2d classification fails with error cryosparc_compute.skcuda_internal.cufft.cufftInternalError

hrutledg · February 18, 2023, 10:08am

I can run small 2d classification jobs fine. If I try running one with 10,000 particles it fails. If I split the 10,000 particles into 10 stacks of 1000, each stack runs on 2d classification fine.
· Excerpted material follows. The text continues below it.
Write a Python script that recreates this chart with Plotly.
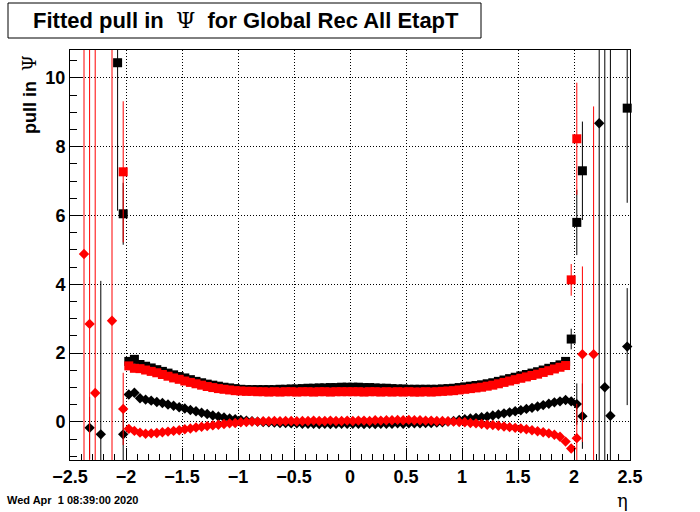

I ran the check particles job, and it looks like there aren’t any corrupted particles.

Here’s the traceback:

Traceback (most recent call last):
  File "/home/dobby/cryosparc/cryosparc_worker/cryosparc_compute/jobs/runcommon.py", line 2061, in run_with_except_hook
    run_old(*args, **kw)
  File "cryosparc_master/cryosparc_compute/engine/cuda_core.py", line 131, in cryosparc_compute.engine.cuda_core.GPUThread.run
  File "cryosparc_master/cryosparc_compute/engine/cuda_core.py", line 132, in cryosparc_compute.engine.cuda_core.GPUThread.run
  File "cryosparc_master/cryosparc_compute/engine/engine.py", line 1028, in cryosparc_compute.engine.engine.process.work
  File "cryosparc_master/cryosparc_compute/engine/engine.py", line 107, in cryosparc_compute.engine.engine.EngineThread.load_image_data_gpu
  File "cryosparc_master/cryosparc_compute/engine/gfourier.py", line 32, in cryosparc_compute.engine.gfourier.fft2_on_gpu_inplace
  File "/home/dobby/cryosparc/cryosparc_worker/cryosparc_compute/skcuda_internal/fft.py", line 132, in __init__
    self.worksize = cufft.cufftMakePlanMany(
  File "/home/dobby/cryosparc/cryosparc_worker/cryosparc_compute/skcuda_internal/cufft.py", line 749, in cufftMakePlanMany
    cufftCheckStatus(status)
  File "/home/dobby/cryosparc/cryosparc_worker/cryosparc_compute/skcuda_internal/cufft.py", line 124, in cufftCheckStatus
    raise e
cryosparc_compute.skcuda_internal.cufft.cufftInternalError

I’m using v4.1.2

hrutledg · February 18, 2023, 10:11am

here’s an image of the tree where I was troubleshooting

hrutledg · February 20, 2023, 12:43pm

so we figured out that the issue was that another (non-cryosparc) process hadn’t let go of the GPU memory and it was just a GPU memory problem.

All is good now.